## THE EXERCISE
Below are entries. Give back exactly the lines from the one containing "Recreate this image" through the one containing "231, 239, 247]", inclusive, without the pictures.

==========

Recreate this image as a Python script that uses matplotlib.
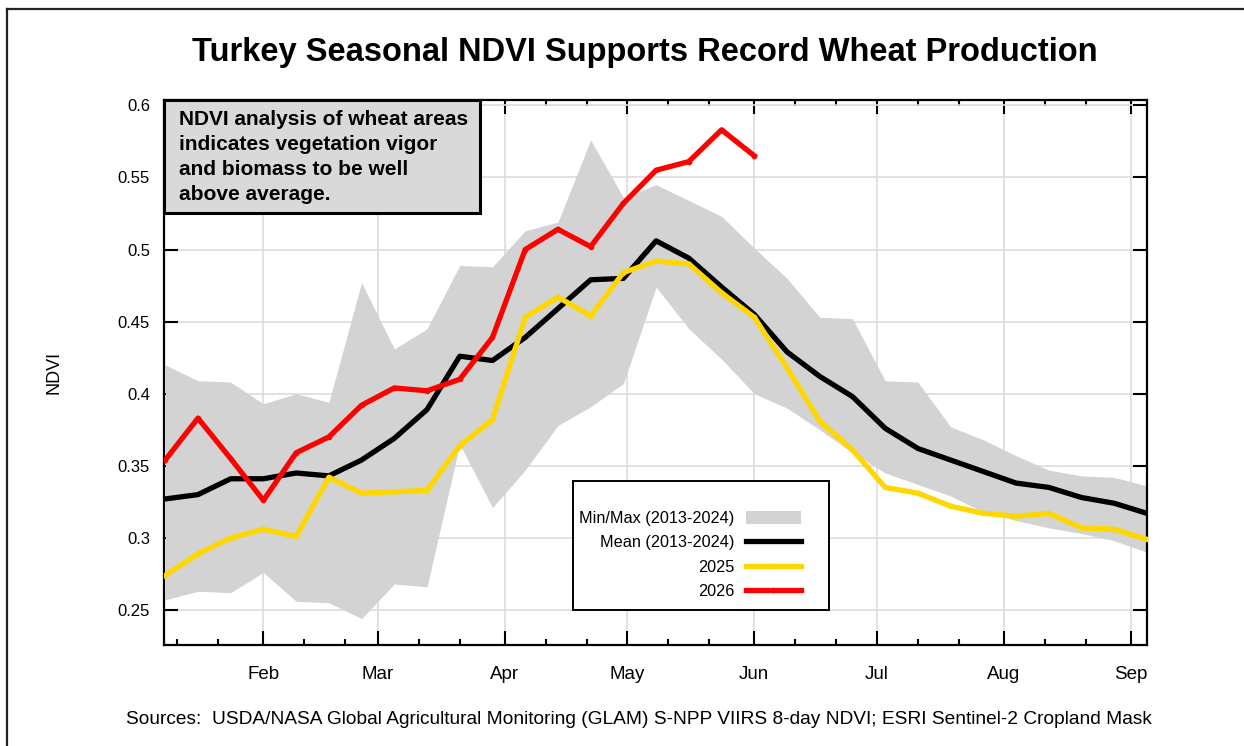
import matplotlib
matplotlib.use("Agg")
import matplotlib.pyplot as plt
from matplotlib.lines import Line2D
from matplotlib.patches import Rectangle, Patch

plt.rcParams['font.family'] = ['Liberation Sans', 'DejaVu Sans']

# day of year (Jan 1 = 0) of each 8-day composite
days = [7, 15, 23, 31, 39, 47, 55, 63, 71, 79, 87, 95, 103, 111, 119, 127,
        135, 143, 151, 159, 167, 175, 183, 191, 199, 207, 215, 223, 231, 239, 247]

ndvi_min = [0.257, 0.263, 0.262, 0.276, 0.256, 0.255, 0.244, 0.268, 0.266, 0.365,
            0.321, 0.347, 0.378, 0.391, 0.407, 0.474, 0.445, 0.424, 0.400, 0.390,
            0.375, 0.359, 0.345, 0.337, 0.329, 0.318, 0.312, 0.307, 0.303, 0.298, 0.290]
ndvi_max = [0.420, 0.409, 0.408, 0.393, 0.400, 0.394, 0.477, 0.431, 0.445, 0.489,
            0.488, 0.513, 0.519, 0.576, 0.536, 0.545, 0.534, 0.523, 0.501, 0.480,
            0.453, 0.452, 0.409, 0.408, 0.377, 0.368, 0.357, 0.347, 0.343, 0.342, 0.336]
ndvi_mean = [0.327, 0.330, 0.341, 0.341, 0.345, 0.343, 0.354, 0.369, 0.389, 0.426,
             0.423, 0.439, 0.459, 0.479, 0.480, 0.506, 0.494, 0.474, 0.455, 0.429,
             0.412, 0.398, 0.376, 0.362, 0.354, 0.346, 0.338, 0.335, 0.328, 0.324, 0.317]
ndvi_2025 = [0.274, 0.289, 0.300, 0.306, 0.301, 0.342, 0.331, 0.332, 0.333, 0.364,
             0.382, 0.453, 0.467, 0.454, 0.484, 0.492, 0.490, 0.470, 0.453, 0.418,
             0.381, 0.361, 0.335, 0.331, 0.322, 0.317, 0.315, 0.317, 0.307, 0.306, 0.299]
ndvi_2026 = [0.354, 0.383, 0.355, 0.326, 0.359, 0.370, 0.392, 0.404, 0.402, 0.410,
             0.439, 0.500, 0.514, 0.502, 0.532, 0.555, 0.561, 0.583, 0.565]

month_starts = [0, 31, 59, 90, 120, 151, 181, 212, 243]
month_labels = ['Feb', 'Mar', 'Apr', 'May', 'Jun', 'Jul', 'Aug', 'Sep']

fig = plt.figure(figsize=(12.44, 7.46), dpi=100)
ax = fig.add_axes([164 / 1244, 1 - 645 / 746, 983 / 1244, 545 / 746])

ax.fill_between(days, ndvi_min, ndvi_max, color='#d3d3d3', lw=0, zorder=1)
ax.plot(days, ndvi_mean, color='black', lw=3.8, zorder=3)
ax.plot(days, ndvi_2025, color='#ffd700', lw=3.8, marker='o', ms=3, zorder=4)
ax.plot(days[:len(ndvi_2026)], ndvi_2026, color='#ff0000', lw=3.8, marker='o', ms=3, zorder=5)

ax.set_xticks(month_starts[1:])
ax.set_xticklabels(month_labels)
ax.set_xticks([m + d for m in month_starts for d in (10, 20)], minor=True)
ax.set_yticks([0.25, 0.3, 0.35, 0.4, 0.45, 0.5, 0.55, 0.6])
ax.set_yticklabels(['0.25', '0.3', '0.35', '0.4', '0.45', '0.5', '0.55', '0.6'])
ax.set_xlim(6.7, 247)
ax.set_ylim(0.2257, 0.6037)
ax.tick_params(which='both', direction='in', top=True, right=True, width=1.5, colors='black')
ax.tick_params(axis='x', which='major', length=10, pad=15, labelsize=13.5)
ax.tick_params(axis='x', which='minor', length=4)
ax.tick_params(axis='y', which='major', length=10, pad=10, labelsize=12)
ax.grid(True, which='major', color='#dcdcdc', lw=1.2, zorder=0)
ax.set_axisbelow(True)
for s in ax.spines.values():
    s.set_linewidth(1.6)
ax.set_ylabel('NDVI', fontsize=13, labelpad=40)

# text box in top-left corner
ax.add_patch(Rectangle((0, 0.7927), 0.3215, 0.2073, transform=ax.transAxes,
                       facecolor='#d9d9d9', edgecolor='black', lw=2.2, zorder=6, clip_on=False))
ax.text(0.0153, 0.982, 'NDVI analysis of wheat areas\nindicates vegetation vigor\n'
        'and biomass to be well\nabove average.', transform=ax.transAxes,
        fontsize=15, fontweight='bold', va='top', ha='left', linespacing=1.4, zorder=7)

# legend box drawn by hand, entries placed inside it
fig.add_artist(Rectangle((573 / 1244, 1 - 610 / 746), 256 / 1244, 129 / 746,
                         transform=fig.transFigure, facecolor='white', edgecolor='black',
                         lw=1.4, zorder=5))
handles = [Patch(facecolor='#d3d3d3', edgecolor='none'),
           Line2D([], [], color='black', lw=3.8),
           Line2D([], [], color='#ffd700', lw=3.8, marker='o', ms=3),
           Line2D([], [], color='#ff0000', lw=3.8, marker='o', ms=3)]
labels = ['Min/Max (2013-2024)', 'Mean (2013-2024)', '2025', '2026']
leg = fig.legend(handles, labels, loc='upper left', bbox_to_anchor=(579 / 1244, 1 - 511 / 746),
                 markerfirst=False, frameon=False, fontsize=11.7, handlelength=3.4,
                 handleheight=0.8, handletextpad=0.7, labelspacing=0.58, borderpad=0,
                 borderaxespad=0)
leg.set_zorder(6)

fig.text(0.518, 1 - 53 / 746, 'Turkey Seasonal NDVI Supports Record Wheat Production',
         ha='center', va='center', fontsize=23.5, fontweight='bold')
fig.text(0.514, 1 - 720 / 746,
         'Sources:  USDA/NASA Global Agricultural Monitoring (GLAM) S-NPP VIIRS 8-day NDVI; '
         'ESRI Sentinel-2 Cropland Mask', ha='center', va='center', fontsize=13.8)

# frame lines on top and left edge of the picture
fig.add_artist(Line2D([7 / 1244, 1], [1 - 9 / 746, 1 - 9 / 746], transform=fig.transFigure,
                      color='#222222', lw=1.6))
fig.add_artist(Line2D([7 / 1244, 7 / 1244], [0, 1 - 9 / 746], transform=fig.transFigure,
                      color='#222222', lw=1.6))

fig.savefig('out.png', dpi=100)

==========

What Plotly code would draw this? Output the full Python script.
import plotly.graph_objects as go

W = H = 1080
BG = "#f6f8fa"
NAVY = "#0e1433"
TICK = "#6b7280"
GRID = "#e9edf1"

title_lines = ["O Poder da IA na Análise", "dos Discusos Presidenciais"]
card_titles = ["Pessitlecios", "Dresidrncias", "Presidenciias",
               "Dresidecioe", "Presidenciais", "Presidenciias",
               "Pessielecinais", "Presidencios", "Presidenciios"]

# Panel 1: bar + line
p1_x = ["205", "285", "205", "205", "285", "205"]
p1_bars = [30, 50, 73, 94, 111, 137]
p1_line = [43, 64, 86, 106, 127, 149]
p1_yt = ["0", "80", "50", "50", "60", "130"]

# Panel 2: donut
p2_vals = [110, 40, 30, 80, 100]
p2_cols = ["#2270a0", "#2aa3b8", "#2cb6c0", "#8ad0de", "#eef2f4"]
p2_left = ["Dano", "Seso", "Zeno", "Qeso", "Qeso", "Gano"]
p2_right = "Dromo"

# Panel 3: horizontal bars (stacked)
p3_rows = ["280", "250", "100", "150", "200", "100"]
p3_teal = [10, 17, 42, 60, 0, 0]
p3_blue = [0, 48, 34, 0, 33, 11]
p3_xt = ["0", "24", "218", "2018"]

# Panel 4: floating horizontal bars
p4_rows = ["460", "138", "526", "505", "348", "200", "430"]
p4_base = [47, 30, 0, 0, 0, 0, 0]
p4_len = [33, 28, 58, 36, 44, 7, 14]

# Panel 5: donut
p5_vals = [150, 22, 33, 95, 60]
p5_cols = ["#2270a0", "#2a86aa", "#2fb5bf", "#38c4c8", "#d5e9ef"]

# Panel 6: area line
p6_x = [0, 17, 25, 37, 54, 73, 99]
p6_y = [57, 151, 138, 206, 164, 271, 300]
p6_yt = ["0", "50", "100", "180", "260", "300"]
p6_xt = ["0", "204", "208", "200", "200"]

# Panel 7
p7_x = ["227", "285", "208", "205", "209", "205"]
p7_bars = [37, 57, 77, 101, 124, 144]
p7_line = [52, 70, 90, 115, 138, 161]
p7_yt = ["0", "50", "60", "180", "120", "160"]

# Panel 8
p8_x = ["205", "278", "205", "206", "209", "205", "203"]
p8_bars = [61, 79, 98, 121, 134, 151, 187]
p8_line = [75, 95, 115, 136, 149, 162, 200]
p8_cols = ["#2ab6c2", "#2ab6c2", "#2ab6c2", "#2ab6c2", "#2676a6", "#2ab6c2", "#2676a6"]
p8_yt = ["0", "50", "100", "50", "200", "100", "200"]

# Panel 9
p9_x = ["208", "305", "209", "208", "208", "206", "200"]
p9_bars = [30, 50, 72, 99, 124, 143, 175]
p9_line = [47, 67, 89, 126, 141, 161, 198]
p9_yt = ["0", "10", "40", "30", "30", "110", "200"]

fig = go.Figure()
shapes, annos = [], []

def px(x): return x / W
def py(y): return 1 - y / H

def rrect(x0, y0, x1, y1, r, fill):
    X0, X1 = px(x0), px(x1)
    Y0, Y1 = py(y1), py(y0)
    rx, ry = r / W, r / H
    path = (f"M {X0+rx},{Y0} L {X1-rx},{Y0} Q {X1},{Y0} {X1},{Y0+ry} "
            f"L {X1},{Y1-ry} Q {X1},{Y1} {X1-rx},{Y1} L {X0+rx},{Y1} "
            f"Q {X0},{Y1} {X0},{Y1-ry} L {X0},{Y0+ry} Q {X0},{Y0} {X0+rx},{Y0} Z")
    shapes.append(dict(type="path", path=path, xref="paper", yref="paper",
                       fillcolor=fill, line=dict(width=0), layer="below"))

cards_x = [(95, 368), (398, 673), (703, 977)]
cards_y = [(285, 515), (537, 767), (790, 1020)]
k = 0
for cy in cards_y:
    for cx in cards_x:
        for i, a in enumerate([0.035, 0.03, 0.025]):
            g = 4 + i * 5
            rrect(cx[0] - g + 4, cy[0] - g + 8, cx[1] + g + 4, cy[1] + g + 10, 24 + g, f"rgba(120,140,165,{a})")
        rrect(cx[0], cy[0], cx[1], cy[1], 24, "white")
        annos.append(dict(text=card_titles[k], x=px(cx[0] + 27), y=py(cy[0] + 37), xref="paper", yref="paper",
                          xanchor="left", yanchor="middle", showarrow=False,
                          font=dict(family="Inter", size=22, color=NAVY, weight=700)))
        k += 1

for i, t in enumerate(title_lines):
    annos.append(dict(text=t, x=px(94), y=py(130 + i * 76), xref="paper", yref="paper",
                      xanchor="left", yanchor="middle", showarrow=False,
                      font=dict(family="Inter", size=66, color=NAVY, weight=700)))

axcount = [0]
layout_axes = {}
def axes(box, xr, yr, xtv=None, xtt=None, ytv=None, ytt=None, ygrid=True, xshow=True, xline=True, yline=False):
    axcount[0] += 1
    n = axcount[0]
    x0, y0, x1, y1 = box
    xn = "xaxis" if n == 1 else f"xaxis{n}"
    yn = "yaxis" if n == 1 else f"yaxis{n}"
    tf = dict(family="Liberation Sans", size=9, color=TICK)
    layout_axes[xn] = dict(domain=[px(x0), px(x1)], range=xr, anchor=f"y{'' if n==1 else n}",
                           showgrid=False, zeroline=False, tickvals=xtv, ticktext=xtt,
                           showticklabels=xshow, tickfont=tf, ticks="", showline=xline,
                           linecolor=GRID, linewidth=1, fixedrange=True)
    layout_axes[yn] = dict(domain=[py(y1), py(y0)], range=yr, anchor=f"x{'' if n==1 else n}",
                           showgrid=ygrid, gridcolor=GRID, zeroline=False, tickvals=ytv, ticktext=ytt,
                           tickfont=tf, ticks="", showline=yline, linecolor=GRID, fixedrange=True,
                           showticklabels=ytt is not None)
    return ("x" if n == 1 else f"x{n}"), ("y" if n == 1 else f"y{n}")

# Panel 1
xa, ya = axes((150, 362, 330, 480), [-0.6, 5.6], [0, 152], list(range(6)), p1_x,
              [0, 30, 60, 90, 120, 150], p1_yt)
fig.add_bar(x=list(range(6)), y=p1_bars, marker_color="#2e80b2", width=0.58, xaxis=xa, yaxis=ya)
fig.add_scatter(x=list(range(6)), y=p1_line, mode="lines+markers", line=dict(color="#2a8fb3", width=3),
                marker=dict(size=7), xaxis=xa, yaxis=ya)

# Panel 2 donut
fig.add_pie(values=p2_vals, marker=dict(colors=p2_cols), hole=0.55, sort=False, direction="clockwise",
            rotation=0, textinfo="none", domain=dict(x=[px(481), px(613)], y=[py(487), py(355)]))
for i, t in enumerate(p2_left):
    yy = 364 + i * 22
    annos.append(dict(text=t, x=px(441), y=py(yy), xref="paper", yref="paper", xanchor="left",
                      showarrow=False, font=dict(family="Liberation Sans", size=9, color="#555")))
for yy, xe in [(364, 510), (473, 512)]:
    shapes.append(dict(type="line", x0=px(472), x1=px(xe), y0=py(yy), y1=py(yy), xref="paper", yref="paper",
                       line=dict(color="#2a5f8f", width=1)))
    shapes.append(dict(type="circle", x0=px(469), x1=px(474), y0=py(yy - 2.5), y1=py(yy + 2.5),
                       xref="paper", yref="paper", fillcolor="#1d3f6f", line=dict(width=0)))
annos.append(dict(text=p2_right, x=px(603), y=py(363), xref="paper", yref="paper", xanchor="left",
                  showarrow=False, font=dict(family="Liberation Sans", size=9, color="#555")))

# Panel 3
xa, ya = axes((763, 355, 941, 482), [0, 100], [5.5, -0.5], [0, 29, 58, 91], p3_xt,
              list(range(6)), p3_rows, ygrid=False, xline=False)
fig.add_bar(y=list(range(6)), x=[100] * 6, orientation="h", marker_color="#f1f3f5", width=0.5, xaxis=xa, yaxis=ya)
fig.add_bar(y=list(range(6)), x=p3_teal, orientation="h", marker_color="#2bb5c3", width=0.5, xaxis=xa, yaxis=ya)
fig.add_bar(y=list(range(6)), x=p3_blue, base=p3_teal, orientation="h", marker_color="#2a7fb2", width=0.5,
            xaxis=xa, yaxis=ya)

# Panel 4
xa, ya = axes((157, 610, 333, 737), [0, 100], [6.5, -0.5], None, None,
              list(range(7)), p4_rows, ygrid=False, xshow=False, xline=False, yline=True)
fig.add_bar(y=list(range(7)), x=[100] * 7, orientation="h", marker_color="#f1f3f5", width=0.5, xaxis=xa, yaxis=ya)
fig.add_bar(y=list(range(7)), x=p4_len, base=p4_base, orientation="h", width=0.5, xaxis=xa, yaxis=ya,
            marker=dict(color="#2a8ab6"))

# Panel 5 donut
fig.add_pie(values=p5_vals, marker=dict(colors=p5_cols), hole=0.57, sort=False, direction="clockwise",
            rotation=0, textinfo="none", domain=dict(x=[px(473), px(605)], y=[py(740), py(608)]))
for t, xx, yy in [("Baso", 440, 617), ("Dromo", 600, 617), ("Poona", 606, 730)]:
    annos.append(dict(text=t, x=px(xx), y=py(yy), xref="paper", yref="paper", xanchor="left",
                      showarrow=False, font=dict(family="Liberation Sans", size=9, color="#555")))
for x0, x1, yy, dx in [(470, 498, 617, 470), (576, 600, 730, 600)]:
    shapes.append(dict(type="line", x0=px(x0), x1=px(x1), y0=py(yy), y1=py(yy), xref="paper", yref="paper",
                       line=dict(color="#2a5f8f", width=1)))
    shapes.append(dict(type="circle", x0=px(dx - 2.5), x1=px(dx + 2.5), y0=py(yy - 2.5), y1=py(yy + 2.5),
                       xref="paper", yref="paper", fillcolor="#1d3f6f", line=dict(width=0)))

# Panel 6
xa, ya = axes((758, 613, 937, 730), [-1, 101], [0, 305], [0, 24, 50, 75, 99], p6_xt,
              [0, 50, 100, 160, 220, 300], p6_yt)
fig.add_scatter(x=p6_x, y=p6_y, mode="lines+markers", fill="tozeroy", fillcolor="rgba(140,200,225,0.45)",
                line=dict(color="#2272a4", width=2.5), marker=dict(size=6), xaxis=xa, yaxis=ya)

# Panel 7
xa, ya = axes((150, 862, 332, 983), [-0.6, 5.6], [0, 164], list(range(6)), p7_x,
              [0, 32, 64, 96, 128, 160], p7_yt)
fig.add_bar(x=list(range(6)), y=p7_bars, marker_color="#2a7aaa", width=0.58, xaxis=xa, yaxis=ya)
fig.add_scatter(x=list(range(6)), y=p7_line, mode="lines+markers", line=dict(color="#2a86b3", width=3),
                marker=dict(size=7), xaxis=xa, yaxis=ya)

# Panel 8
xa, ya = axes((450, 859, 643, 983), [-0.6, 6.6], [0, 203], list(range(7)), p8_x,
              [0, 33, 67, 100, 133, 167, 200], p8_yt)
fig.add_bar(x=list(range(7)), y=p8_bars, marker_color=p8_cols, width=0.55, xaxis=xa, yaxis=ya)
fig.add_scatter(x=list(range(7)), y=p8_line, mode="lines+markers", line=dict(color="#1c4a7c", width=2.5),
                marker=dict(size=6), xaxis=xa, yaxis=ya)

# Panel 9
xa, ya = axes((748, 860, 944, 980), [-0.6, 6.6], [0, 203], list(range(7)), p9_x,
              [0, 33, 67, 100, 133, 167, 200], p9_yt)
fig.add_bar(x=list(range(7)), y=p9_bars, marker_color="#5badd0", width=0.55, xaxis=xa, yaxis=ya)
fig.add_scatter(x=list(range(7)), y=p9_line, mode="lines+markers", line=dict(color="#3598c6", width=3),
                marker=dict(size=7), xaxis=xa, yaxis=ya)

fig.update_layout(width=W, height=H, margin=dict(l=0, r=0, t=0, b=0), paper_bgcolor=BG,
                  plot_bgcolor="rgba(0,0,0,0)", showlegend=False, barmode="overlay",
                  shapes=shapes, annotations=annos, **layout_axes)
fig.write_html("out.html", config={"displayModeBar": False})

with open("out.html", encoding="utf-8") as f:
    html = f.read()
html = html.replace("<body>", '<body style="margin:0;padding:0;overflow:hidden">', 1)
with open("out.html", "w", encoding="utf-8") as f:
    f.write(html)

==========

## EXERCISE ANSWER
Recreate this image as a Python script that uses matplotlib.
import matplotlib
matplotlib.use("Agg")
import matplotlib.pyplot as plt
from matplotlib.lines import Line2D
from matplotlib.patches import Rectangle, Patch

plt.rcParams['font.family'] = ['Liberation Sans', 'DejaVu Sans']

# day of year (Jan 1 = 0) of each 8-day composite
days = [7, 15, 23, 31, 39, 47, 55, 63, 71, 79, 87, 95, 103, 111, 119, 127,
        135, 143, 151, 159, 167, 175, 183, 191, 199, 207, 215, 223, 231, 239, 247]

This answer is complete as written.